Enhancing feedback: other ideas to try

Feedback does not only have to mean written feedback from you to one student. It could also mean feedback from peers, generic feedback, informal feedback or self-feedback (more commonly known as self-evaluation). It can be provided through annotation of a document, focussed discussion, video or audio shorts, or even in conversation. It is possible to move beyond simple feedback processes and really enhance the students’ learning, and, potentially, your own teaching experience, without the effort of good feedback provision rising substantially.

Feedback for learning: formative feedback

The purpose of feedback is not simply to tell students how they might have improved on their work in the final assessments for a course, but to provide them with the knowledge and opportunity to improve during the course. This means providing opportunities for formative feedback; that is feedback on formative assessment, which can only be provided if opportunities for formative assessment are made possible. Assuming that this is the case, the essential elements of providing good feedback should be followed and we would encourage you to incorporate one, or some, of the principles of good feedback into your formative feedback design.

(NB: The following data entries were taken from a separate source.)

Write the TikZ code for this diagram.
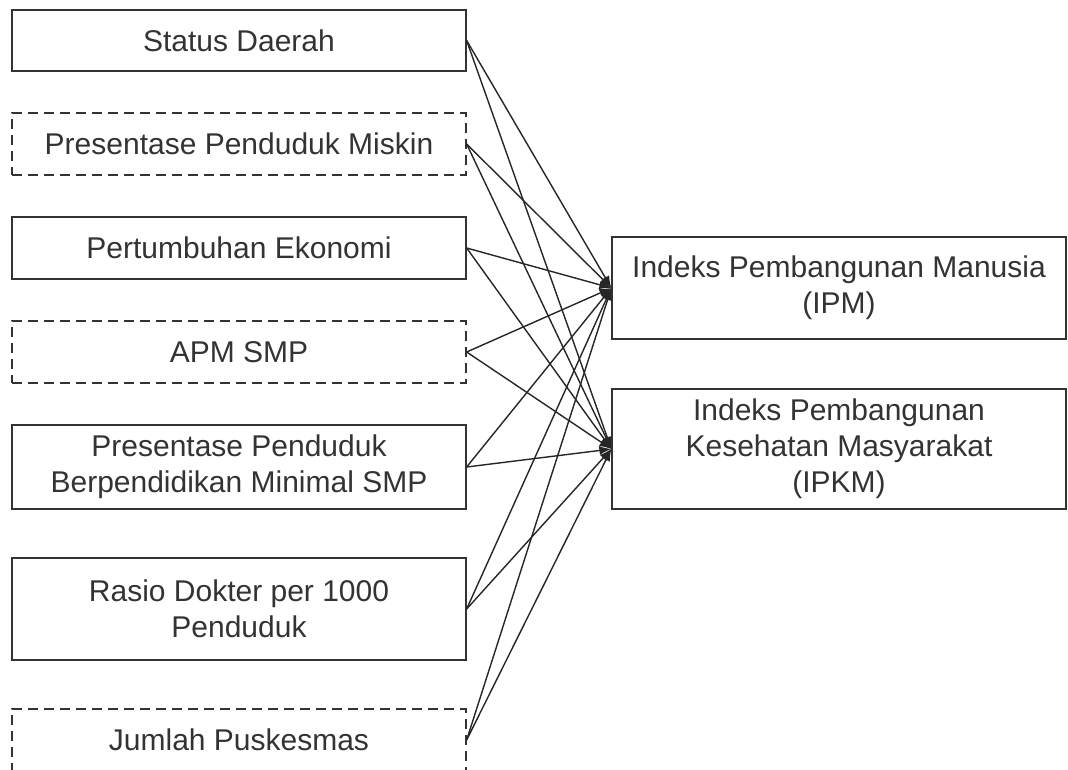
\documentclass[tikz,border=0pt]{standalone}
\usepackage{fontspec}
\setmainfont{Liberation Sans}
\usetikzlibrary{arrows.meta}
\begin{document}
\begin{tikzpicture}[x=1pt,y=-1pt,
  box/.style={draw=black!80, line width=1.3pt, minimum width=454pt, inner sep=0pt,
    align=center, font=\fontsize{30}{36}\selectfont, text=black!80},
  dbox/.style={box, dash pattern=on 10pt off 6pt},
  link/.style={draw=black!85, line width=1.4pt, -{Latex[length=12pt,width=9pt]}}]
\useasboundingbox (0,0) rectangle (1068,769);
\clip (0,0) rectangle (1068,769);
\node[box,  minimum height=61pt]  (s1) at (239,40.5) {Status Daerah};
\node[dbox, minimum height=62pt]  (s2) at (239,144) {Presentase Penduduk Miskin};
\node[box,  minimum height=62pt]  (s3) at (239,248) {Pertumbuhan Ekonomi};
\node[dbox, minimum height=62pt]  (s4) at (239,352) {APM SMP};
\node[box,  minimum height=84pt]  (s5) at (239,467) {Presentase Penduduk\\Berpendidikan Minimal SMP};
\node[box,  minimum height=102pt] (s6) at (239,609) {Rasio Dokter per 1000\\Penduduk};
\node[dbox, minimum height=62pt]  (s7) at (239,740) {Jumlah Puskesmas};
\node[box,  minimum height=102pt] (ipm)  at (839,288) {Indeks Pembangunan Manusia\\(IPM)};
\node[box,  minimum height=120pt] (ipkm) at (839,449) {Indeks Pembangunan\\Kesehatan Masyarakat\\(IPKM)};
\foreach \n in {s1,s2,s3,s4,s5,s6,s7}{
  \draw[link] (\n.east) -- (ipm.west);
  \draw[link] (\n.east) -- (ipkm.west);
}
\end{tikzpicture}
\end{document}
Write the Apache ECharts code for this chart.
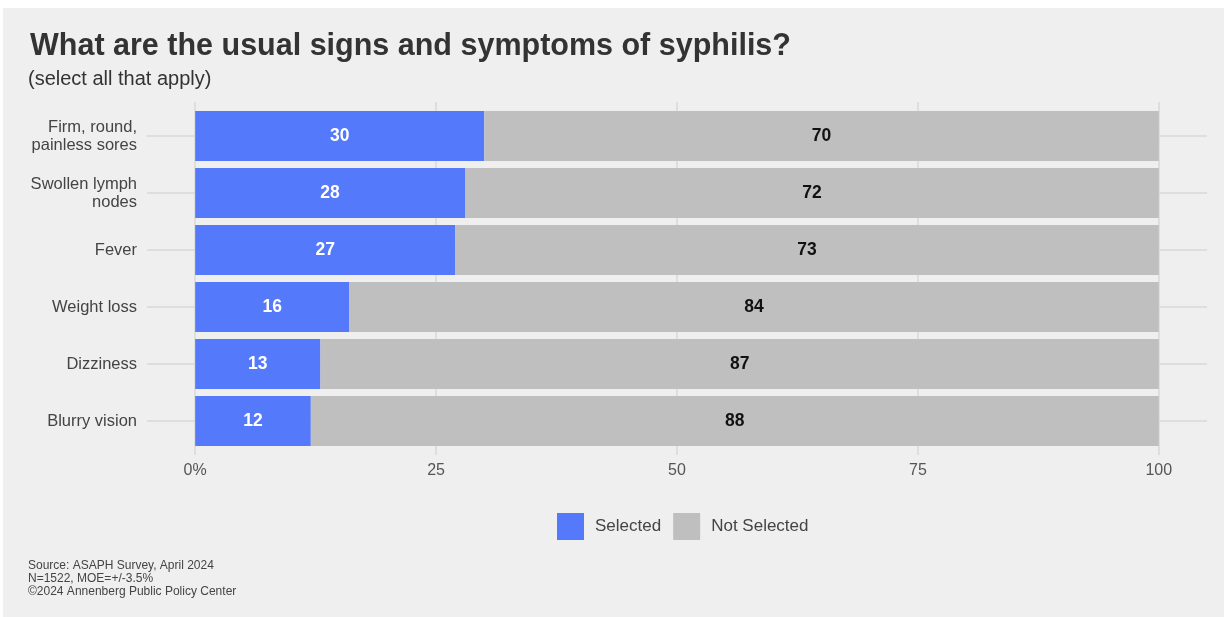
<!DOCTYPE html>
<html>
<head>
<meta charset="utf-8">
<script src="https://cdn.jsdelivr.net/npm/echarts@6/dist/echarts.min.js"></script>
<style>
html,body{margin:0;padding:0;background:#ffffff;}
#bg{position:absolute;left:3px;top:8px;width:1221px;height:609px;background:#efefef;}
#chart{position:absolute;left:0;top:0;width:1225px;height:617px;}
</style>
</head>
<body>
<div id="bg"></div>
<div id="chart"></div>
<script>
const categories = ['Firm, round,\npainless sores', 'Swollen lymph\nnodes', 'Fever', 'Weight loss', 'Dizziness', 'Blurry vision'];
const selected = [30, 28, 27, 16, 13, 12];
const notSelected = [70, 72, 73, 84, 87, 88];
const xTicks = [0, 25, 50, 75, 100];
const seriesNames = ['Selected', 'Not Selected'];

const FONT = '"Liberation Sans", Arial, Helvetica, sans-serif';
const chart = echarts.init(document.getElementById('chart'), null, {renderer: 'canvas'});

const gridColor = '#d8d8d8';
const vLines = xTicks.map(v => ({xAxis: v}));
const hLines = categories.map((c, i) => ({yAxis: i}));

chart.setOption({
  animation: false,
  backgroundColor: 'transparent',
  textStyle: {fontFamily: FONT},
  title: [
    {text: 'What are the usual signs and symptoms of syphilis?', left: 25, top: 26,
     textStyle: {fontFamily: FONT, fontSize: 30.5, fontWeight: 'bold', color: '#333333'}},
    {text: '(select all that apply)', left: 23, top: 64,
     textStyle: {fontFamily: FONT, fontSize: 20, fontWeight: 'normal', color: '#333333'}},
    {text: 'Source: ASAPH Survey, April 2024\nN=1522, MOE=+/-3.5%\n\u00a92024 Annenberg Public Policy Center',
     left: 23, top: 554,
     textStyle: {fontFamily: FONT, fontSize: 12, fontWeight: 'normal', color: '#444444', lineHeight: 13}}
  ],
  legend: {
    data: seriesNames,
    left: 552, top: 508,
    itemWidth: 27, itemHeight: 27, itemGap: 12,
    icon: 'rect',
    textStyle: {fontFamily: FONT, fontSize: 17, color: '#444444', padding: [0, 0, 0, 6]}
  },
  grid: [
    {left: 147, right: 18, top: 107.5, bottom: 617 - 449.5, containLabel: false},
    {left: 147, right: 18, top: 102, bottom: 617 - 455, containLabel: false}
  ],
  xAxis: [
    {
      type: 'value', gridIndex: 0, min: -5, max: 105, interval: 5,
      axisLine: {show: false}, axisTick: {show: false}, splitLine: {show: false},
      axisLabel: {
        margin: 13, fontSize: 16, color: '#555555', fontFamily: FONT,
        formatter: v => (xTicks.indexOf(v) >= 0 ? (v === 0 ? '0%' : String(v)) : '')
      }
    },
    {
      type: 'value', gridIndex: 1, min: -5, max: 105, show: false,
      splitLine: {show: false}
    }
  ],
  yAxis: [
    {
      type: 'category', gridIndex: 0, data: categories, inverse: true,
      axisLine: {show: false}, axisTick: {show: false}, splitLine: {show: false},
      axisLabel: {margin: 10, fontSize: 16.5, color: '#444444', fontFamily: FONT, lineHeight: 18, align: 'right'}
    },
    {
      type: 'value', gridIndex: 1, min: 0, max: 1, show: false, splitLine: {show: false}
    }
  ],
  series: [
    {
      name: 'vgrid', type: 'line', xAxisIndex: 1, yAxisIndex: 1, data: [], z: 0, silent: true,
      markLine: {
        silent: true, symbol: 'none', animation: false, z: 0,
        label: {show: false},
        lineStyle: {color: gridColor, width: 1.5, type: 'solid'},
        data: vLines
      }
    },
    {
      name: 'hgrid', type: 'line', xAxisIndex: 0, yAxisIndex: 0, data: [], z: 0, silent: true,
      markLine: {
        silent: true, symbol: 'none', animation: false, z: 0,
        label: {show: false},
        lineStyle: {color: gridColor, width: 1.5, type: 'solid'},
        data: hLines
      }
    },
    {
      name: seriesNames[0], type: 'bar', stack: 'total', data: selected,
      barCategoryGap: '12%', z: 2,
      itemStyle: {color: '#5479fb'},
      label: {show: true, position: 'inside', color: '#ffffff', fontWeight: 'bold', fontSize: 17.5, fontFamily: FONT}
    },
    {
      name: seriesNames[1], type: 'bar', stack: 'total', data: notSelected,
      barCategoryGap: '12%', z: 2,
      itemStyle: {color: '#bfbfbf'},
      label: {show: true, position: 'inside', color: '#111111', fontWeight: 'bold', fontSize: 17.5, fontFamily: FONT}
    }
  ]
});
</script>
</body>
</html>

Providing regular opportunities for small amounts of feedback throughout a course can support the development of a dialogue around feedback and whilst this might seem a lot, it doesn’t have to onerous. You can think about how to provide quick and effective feedback to your students, or you could involve them in peer review (see below), or you could even involve them as partners in the design so that they are involved in the entire process and together you discuss and formulate formative feedback opportunities.

Students as partners

Involving students in the assessment and feedback process might, at first, seem rather daunting. However, the benefits to the students’ learning from working in partnership cannot be underestimated. Students can be involved in designing all, or a small part of the assessment, designing the criteria against which the assessed work is judged, or designing and providing feedback to their peers. These kinds of activities support students to understand what assessment is, what it is trying to assess and to then create something that really tests their understanding and knowledge. It can also support them to consider how best to provide constructive feedback to enable learning gains and so encourage them to reflect upon their own learning.

Relevant links:

The PEER Project on the REAP website discusses how students were involved in assessment and feedback at the university of Strathclyde.

Further reading:

Cook-Sather, A., Bovill, C. and Felten, P. (2014) Engaging students as partners in learning and teaching: a guide for faculty. San Francisco: Jossey Bass. ISBN: 9781118434581
Deeley, S. and Bovill, C. (2016) Staff student partnership in assessment: enhancing assessment literacy through democratic practices. Assessment and Evaluation in Higher Education.
Healey, Flint and Harrington (2014) Engagement through partnership: students as partners in learning and teaching in higher education.

Peer feedback/review

Peer feedback is the process in which students review and make comments on work by their peers. In doing so, they have to make sense of the criteria against which the work is marked, and they have to assess the quality of the work in light of these criteria. These activities support students to then reflect on their own work, critically evaluate their own learning and even identify where any gaps might be, whilst also ensuring that they are really clear as to what the criteria mean for their won work. Peer feedback is most often used formatively, or with a small summative grade.

Technologies to support peer feedback:

Aropä supports the entire process of peer feedback and review, no matter the artefact you ask your students to produce (it could be anything from code to a photograph), whilst PeerWise allows students to comment on MCQs written by their peers.

Relevant links:

The PEER Toolkit on the REAP website comes out of Strathclyde University and provides support for those wishing to implement peer review.


Self-evaluation is the process in which students review and make comments on their own work in relation to the criteria against which the work will be marked. In doing so, they have to make sense of these criteria, and assess the quality of their own work with respect to those criteria. This supported reflection on their own work can prompt critical evaluation of their own learning Self-evaluation is most often used formatively, or with a small summative grade attached to it.